Manchester Building Society v Grant Thornton: stairway to heaven or highway to hell?

Posted: 27/10/2021


In June 2021, the Supreme Court handed down judgment in Manchester Building Society v Grant Thornton UK LLP [2021] UKSC 20 (MBS v GT). The key consideration was whether losses suffered by the building society lender, MBS, as a result of negligent advice provided by the accountancy firm, GT, fell within the scope of GT’s duty of care.

MBS had devised a business model whereby it would match long term interest rate swaps and lifetime mortgages. In 2006, GT negligently advised MBS that it could use ‘hedge accounting’, an approach that would allow MBS to reduce the volatility of the swaps as shown on its balance sheet. MBS relied on this advice and entered into the swaps and mortgages. A monster had unwittingly been created.

In 2013 the monster rose from its slumber and wrought havoc on the MBS balance sheet. It was discovered that GT’s advice had been incorrect; hedge accounting was not available to MBS; and MBS’s balance sheet was exposed to volatility from the swaps. MBS corrected the accounting errors but, in doing so, no longer held sufficient regulatory capital and had to close out the swaps at significant loss. MBS claimed these losses from GT.

The Commercial Court and Court of Appeal applied the traditional distinction in professional negligence claims between ‘information’ cases and ‘advice’ cases (the SAAMCO Test). Both courts held that GT had provided information and did not advise MBS on the course of action to take. GT was therefore not liable for all of MBS’s loss.

MBS v GT: a new dawn for lenders or the dawn of the dead?

MBS appealed to the Supreme Court and, in MBS v GT, the court dispensed with the information/advice distinction as the primary mechanism of determining recoverability of loss. Instead, they focused on six key questions:

  1. Is the harm (injury, loss or damage) which is the subject matter of the claim actionable in negligence (the actionability question)?
  2. What are the risks of harm to the claimant against which the law imposes on the defendant a duty to take care (the scope of duty question)
  3. Did the defendant breach his or her duty by his act or omission (the breach question)?
  4. Is the loss for which the claimant seeks damages the consequences of the defendant’s act or omission (the factual causation question)?
  5. Is there a sufficient nexus between a particular element of the harm for which the claimant seeks damages and the subject matter of the defendant’s duty of care as set out in question 2 above (the duty nexus question)?
  6. Is a particular element of the harm for which the claimant seeks damages irrecoverable because it is too remote or because there is a different effective cause (including novus actus interveniens) in relation to it or because the claimant has mitigated his or her loss or has failed to avoid loss which he or she could reasonably have been expected to avoid (the legal responsibility question)?

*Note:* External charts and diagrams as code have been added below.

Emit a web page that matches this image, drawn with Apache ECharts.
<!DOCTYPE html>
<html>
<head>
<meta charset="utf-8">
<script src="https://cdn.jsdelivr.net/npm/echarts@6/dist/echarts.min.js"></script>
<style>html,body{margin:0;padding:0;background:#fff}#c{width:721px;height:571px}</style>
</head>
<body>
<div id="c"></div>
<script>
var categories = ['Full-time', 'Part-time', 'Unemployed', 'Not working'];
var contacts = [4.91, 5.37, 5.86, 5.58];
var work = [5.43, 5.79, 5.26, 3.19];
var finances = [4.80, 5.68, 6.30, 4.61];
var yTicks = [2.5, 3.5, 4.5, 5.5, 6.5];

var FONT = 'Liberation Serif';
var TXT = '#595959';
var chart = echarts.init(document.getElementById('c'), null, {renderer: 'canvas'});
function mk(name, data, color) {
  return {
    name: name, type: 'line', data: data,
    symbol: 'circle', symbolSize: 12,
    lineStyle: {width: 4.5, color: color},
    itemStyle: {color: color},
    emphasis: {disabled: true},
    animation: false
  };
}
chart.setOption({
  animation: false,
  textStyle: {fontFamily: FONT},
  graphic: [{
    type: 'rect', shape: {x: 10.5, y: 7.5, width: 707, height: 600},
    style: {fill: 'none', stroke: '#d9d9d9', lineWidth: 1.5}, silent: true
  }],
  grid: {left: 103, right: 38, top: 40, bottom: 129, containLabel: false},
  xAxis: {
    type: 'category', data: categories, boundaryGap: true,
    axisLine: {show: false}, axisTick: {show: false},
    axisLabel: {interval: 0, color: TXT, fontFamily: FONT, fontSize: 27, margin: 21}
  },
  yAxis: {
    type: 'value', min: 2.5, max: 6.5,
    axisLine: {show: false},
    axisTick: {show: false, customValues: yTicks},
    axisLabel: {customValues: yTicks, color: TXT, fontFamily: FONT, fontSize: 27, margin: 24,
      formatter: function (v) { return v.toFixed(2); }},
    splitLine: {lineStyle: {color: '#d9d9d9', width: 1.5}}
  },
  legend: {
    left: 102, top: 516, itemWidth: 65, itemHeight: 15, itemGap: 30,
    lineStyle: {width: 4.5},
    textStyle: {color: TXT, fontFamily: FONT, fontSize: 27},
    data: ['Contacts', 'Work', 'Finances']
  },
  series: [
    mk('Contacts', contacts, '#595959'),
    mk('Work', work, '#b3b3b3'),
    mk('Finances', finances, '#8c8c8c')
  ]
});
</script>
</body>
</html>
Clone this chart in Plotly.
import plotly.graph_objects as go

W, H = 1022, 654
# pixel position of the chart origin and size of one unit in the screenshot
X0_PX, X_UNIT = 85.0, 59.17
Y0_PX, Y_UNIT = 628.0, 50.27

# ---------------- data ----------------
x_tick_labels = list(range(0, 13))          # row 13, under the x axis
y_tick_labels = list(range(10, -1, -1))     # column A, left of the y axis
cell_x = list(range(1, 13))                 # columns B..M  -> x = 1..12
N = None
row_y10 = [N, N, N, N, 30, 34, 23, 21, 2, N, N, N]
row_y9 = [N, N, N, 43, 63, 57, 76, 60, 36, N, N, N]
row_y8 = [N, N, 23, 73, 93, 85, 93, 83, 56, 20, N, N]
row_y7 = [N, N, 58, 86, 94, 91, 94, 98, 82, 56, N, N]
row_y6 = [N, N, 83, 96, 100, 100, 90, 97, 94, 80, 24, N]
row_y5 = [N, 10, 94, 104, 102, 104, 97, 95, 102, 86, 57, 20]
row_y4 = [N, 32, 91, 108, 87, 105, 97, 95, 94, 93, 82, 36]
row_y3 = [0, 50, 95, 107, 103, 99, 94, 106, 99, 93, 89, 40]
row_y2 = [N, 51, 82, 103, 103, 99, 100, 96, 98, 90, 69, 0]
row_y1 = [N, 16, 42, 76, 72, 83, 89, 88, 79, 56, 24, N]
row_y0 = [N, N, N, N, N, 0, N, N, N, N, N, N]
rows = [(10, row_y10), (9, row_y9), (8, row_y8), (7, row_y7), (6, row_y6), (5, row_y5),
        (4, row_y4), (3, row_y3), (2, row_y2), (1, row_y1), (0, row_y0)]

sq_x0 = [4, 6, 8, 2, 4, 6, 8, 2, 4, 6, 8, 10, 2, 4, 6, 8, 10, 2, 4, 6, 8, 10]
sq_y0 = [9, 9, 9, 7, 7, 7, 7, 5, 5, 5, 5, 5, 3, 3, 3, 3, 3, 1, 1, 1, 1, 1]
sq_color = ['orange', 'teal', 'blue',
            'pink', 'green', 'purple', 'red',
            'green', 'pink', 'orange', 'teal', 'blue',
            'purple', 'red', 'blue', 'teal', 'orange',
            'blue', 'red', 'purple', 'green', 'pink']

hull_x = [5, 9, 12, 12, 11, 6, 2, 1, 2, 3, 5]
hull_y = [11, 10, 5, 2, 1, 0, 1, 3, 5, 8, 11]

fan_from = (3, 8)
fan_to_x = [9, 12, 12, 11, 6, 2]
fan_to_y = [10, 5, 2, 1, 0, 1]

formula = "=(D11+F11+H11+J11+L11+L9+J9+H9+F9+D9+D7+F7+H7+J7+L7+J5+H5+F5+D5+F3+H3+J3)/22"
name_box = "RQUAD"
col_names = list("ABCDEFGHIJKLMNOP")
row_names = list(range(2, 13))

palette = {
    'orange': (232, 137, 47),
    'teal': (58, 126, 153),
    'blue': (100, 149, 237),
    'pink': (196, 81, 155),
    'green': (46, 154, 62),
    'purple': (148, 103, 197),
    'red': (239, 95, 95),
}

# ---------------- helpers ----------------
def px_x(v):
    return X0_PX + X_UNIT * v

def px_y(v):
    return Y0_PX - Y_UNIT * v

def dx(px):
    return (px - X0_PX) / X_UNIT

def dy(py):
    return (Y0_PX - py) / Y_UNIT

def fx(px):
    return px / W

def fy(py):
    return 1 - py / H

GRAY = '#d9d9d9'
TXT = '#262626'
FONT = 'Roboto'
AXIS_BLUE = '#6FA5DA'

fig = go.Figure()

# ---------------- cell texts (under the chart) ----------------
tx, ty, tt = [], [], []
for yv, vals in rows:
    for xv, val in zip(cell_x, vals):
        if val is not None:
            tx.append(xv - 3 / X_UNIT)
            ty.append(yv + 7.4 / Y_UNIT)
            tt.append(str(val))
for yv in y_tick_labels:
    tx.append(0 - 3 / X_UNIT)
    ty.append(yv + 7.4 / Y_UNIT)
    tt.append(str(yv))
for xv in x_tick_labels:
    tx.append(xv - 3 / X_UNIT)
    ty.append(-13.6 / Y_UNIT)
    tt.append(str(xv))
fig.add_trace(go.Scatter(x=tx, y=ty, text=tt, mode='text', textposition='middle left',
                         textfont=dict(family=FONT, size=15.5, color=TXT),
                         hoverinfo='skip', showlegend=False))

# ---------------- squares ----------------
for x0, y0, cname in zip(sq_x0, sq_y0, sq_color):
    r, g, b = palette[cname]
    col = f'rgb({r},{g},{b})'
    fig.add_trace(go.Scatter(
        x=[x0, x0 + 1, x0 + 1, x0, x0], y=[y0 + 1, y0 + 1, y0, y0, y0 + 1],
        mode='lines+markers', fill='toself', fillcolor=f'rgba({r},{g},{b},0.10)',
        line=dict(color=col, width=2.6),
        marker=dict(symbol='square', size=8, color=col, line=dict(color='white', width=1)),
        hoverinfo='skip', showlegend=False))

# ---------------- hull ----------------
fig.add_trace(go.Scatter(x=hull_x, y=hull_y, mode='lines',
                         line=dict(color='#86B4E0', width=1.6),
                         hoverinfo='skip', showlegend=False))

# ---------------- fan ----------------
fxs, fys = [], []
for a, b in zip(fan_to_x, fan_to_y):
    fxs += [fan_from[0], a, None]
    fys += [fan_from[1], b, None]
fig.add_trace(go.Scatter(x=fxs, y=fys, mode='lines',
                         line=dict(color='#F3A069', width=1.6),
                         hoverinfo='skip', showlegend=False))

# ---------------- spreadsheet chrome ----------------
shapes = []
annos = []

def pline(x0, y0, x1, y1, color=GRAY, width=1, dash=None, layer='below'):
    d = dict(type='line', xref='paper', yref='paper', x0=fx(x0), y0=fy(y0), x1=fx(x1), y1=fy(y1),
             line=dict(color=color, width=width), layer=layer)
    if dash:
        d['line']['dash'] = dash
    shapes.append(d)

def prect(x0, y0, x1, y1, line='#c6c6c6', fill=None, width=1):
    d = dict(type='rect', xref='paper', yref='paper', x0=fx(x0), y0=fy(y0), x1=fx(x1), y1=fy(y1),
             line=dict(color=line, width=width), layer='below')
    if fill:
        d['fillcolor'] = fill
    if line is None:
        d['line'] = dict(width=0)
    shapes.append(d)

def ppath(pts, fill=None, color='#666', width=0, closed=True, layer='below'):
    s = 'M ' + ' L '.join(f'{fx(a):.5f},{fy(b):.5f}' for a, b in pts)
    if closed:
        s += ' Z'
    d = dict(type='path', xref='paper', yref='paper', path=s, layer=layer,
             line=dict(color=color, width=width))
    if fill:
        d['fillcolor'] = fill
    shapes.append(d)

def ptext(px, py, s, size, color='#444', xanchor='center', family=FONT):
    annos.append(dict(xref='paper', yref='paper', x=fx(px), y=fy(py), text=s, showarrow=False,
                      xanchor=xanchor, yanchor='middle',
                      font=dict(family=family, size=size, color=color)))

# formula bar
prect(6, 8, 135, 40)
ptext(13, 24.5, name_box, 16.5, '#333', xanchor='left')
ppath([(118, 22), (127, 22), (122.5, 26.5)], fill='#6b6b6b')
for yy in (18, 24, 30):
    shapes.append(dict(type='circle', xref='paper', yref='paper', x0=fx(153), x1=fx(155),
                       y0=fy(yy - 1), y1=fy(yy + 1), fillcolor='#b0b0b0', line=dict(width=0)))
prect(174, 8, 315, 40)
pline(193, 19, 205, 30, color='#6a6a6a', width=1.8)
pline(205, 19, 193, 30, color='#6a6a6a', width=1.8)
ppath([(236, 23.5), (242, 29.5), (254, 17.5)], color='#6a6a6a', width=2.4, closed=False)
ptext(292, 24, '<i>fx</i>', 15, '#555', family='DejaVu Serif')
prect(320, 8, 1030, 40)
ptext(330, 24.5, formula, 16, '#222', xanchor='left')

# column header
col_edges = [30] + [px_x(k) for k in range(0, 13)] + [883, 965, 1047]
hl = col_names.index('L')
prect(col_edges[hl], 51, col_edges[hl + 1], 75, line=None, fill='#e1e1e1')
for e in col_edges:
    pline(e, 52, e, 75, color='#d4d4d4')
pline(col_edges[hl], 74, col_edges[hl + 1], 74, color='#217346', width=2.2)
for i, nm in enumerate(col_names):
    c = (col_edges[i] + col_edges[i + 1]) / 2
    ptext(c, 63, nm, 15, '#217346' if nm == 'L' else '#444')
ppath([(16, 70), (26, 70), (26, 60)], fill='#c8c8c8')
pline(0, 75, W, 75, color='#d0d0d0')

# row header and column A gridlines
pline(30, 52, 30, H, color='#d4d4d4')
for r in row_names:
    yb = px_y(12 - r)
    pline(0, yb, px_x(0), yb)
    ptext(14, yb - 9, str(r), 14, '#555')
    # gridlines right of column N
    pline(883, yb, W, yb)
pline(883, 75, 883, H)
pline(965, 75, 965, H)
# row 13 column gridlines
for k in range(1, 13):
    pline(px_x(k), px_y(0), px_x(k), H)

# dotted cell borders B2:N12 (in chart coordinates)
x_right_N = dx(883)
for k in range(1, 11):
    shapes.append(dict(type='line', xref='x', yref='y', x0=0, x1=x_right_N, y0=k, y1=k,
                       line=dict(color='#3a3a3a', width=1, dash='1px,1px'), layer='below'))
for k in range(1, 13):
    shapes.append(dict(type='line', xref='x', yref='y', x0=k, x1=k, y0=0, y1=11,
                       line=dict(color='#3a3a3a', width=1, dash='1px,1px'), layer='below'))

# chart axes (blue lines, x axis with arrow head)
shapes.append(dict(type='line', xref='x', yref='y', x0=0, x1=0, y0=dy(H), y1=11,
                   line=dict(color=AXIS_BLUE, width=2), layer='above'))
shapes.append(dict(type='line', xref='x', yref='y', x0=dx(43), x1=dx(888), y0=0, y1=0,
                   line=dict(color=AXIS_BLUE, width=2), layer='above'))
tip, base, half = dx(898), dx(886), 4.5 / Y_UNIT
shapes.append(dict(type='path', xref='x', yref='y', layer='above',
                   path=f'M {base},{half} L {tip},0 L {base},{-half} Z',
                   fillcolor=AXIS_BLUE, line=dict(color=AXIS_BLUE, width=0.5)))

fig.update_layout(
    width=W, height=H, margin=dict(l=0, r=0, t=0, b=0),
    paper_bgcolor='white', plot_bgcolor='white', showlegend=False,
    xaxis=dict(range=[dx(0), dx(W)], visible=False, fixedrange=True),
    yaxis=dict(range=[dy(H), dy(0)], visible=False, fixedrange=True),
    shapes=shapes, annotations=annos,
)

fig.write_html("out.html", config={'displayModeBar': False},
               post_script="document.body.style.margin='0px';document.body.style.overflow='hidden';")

It is clear from the judgment that the second of these questions will be of particular importance when determining whether the professional advisor could meet with a gloomy fate.

In the case of MBS v GT, GT was found liable for all of MBS’s losses (albeit the figure was reduced for MBS’s contributory negligence) on the basis that GT’s advice did not guard against the specific risk of protecting MBS against the volatility of its swaps. Further, Lord Leggatt held that GT was liable for “overall factual loss” and emphasised how “crucial” the information provided by GT to MBS was to MBS’s business model.

In redrawing the test for recoverability of losses, has the court created another monster and what does this mean for lenders?

The door appears to be open for lenders to claim losses that would previously have been prohibited under the SAAMCO regime which capped damages in ‘information’ cases. The scope of duty owed by the professionals has potentially widened and lenders are particularly likely to smell blood and have an increased chance of recovery if the professional knew the details of the proposed loan and the nature of the lender’s business.

The devil is, therefore, very much in the detail. The “purpose” of the advice/information therefore seems to be the key consideration for the courts from now on. Whether they were providing advice or information is of less relevance.

It follows that not only could professionals be on the hook for greater levels of responsibility but the losses recoverable from them also look likely to have broadened. Therefore, lenders could well be on a highway to heaven in terms of receiving full recovery for loss caused by negligent advice.

More will be known as the test is applied in future by the courts but, in the interim, professionals may be having a few nightmares.